**Aim of the task**
Set down, exactly as written, the lines from the top of the data to the line that holds "ax.set_ylabel('')", and omit the pictures.

- - -

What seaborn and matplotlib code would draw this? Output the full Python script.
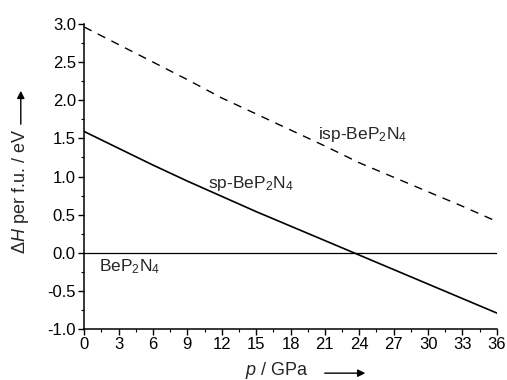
import matplotlib
matplotlib.use("Agg")
import matplotlib.pyplot as plt
import seaborn as sns
import pandas as pd
from matplotlib.ticker import MultipleLocator

# pressure in GPa, enthalpy differences in eV per formula unit
pressure = [0, 3, 6, 9, 12, 15, 18, 21, 24, 27, 30, 33, 36]
dh_isp = [2.96, 2.73, 2.50, 2.27, 2.03, 1.82, 1.61, 1.40, 1.18, 0.99, 0.80, 0.61, 0.41]
dh_sp = [1.59, 1.37, 1.15, 0.94, 0.74, 0.54, 0.35, 0.16, -0.03, -0.22, -0.41, -0.60, -0.79]
dh_ref = [0.0] * len(pressure)

df = pd.DataFrame({'p': pressure, 'isp': dh_isp, 'sp': dh_sp, 'ref': dh_ref})

sns.set_style("ticks")
plt.rcParams['font.family'] = ['Liberation Sans', 'DejaVu Sans']
plt.rcParams['mathtext.fontset'] = 'custom'
plt.rcParams['mathtext.rm'] = 'Liberation Sans'
plt.rcParams['mathtext.it'] = 'Liberation Sans:italic'

fig = plt.figure(figsize=(5.07, 3.8), dpi=100)
ax = fig.add_axes([0.166, 0.134, 0.814, 0.803])

sns.lineplot(data=df, x='p', y='ref', ax=ax, color='black', lw=0.9)
sns.lineplot(data=df, x='p', y='sp', ax=ax, color='black', lw=1.2)
sns.lineplot(data=df, x='p', y='isp', ax=ax, color='black', lw=1.0, dashes=False)
ax.lines[-1].set_dashes((6, 5))

ax.set_xlim(0, 36)
ax.set_ylim(-1.0, 3.0)
ax.xaxis.set_major_locator(MultipleLocator(3))
ax.xaxis.set_minor_locator(MultipleLocator(1.5))
ax.yaxis.set_major_locator(MultipleLocator(0.5))
ax.yaxis.set_minor_locator(MultipleLocator(0.25))
ax.yaxis.set_major_formatter(lambda v, pos: f"{v:.1f}")
ax.tick_params(which='major', direction='out', length=4, width=1, labelsize=12, pad=2,
               color='black', labelcolor='black')
ax.tick_params(which='minor', direction='out', length=2.5, width=0.8, color='black')
for s in ['top', 'right']:
    ax.spines[s].set_visible(False)
for s in ['left', 'bottom']:
    ax.spines[s].set_linewidth(1.1)
    ax.spines[s].set_color('black')
ax.set_xlabel('')
ax.set_ylabel('')

ax.text(20.4, 1.49, r"isp-BeP$_2$N$_4$", fontsize=12.5, va='baseline')
ax.text(10.8, 0.855, r"sp-BeP$_2$N$_4$", fontsize=12.5, va='baseline')
ax.text(1.33, -0.246, r"BeP$_2$N$_4$", fontsize=12.5, va='baseline')

# axis titles with arrows
fig.text(0.041, 0.495, r"Δ$\mathit{H}$ per f.u. / eV", rotation=90, ha='center', va='center', fontsize=13)
ax.annotate('', xy=(0.041, 1 - 88 / 380), xytext=(0.041, 1 - 127 / 380), xycoords='figure fraction',
            arrowprops=dict(arrowstyle='-|>', lw=1, color='black', mutation_scale=11))
fig.text(0.545, 0.024, r"$\mathit{p}$ / GPa", ha='center', va='center', fontsize=13)
ax.annotate('', xy=(0.726, 0.018), xytext=(0.635, 0.018), xycoords='figure fraction',
            arrowprops=dict(arrowstyle='-|>', lw=1, color='black', mutation_scale=11))

plt.savefig('out.png', dpi=100)
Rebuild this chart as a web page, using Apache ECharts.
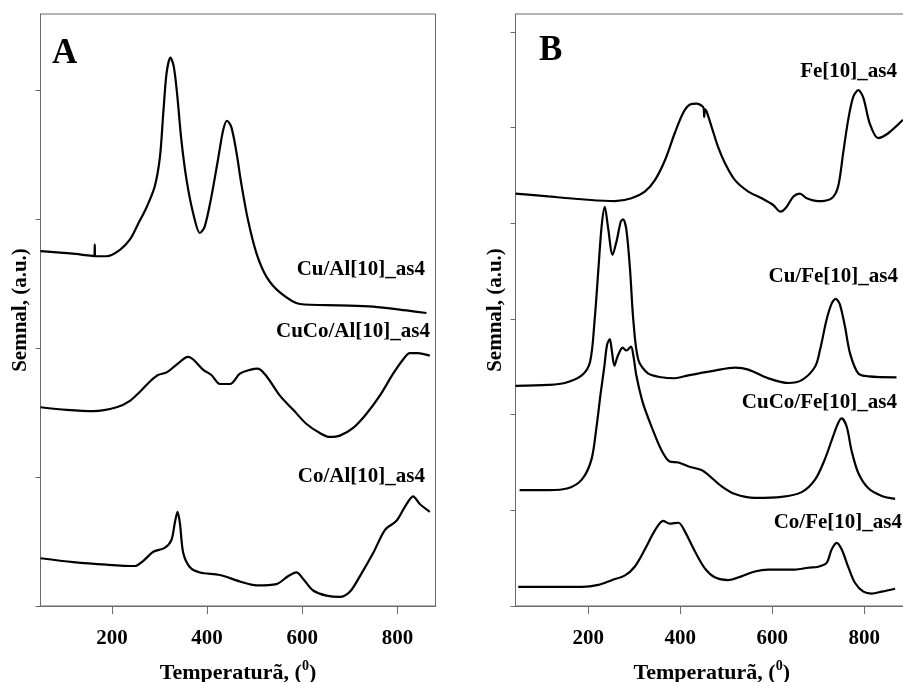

- - -

**Complete response**
What seaborn and matplotlib code would draw this? Output the full Python script.
import matplotlib
matplotlib.use("Agg")
import matplotlib.pyplot as plt
import seaborn as sns
import pandas as pd
from matplotlib.ticker import MultipleLocator

# pressure in GPa, enthalpy differences in eV per formula unit
pressure = [0, 3, 6, 9, 12, 15, 18, 21, 24, 27, 30, 33, 36]
dh_isp = [2.96, 2.73, 2.50, 2.27, 2.03, 1.82, 1.61, 1.40, 1.18, 0.99, 0.80, 0.61, 0.41]
dh_sp = [1.59, 1.37, 1.15, 0.94, 0.74, 0.54, 0.35, 0.16, -0.03, -0.22, -0.41, -0.60, -0.79]
dh_ref = [0.0] * len(pressure)

df = pd.DataFrame({'p': pressure, 'isp': dh_isp, 'sp': dh_sp, 'ref': dh_ref})

sns.set_style("ticks")
plt.rcParams['font.family'] = ['Liberation Sans', 'DejaVu Sans']
plt.rcParams['mathtext.fontset'] = 'custom'
plt.rcParams['mathtext.rm'] = 'Liberation Sans'
plt.rcParams['mathtext.it'] = 'Liberation Sans:italic'

fig = plt.figure(figsize=(5.07, 3.8), dpi=100)
ax = fig.add_axes([0.166, 0.134, 0.814, 0.803])

sns.lineplot(data=df, x='p', y='ref', ax=ax, color='black', lw=0.9)
sns.lineplot(data=df, x='p', y='sp', ax=ax, color='black', lw=1.2)
sns.lineplot(data=df, x='p', y='isp', ax=ax, color='black', lw=1.0, dashes=False)
ax.lines[-1].set_dashes((6, 5))

ax.set_xlim(0, 36)
ax.set_ylim(-1.0, 3.0)
ax.xaxis.set_major_locator(MultipleLocator(3))
ax.xaxis.set_minor_locator(MultipleLocator(1.5))
ax.yaxis.set_major_locator(MultipleLocator(0.5))
ax.yaxis.set_minor_locator(MultipleLocator(0.25))
ax.yaxis.set_major_formatter(lambda v, pos: f"{v:.1f}")
ax.tick_params(which='major', direction='out', length=4, width=1, labelsize=12, pad=2,
               color='black', labelcolor='black')
ax.tick_params(which='minor', direction='out', length=2.5, width=0.8, color='black')
for s in ['top', 'right']:
    ax.spines[s].set_visible(False)
for s in ['left', 'bottom']:
    ax.spines[s].set_linewidth(1.1)
    ax.spines[s].set_color('black')
ax.set_xlabel('')
ax.set_ylabel('')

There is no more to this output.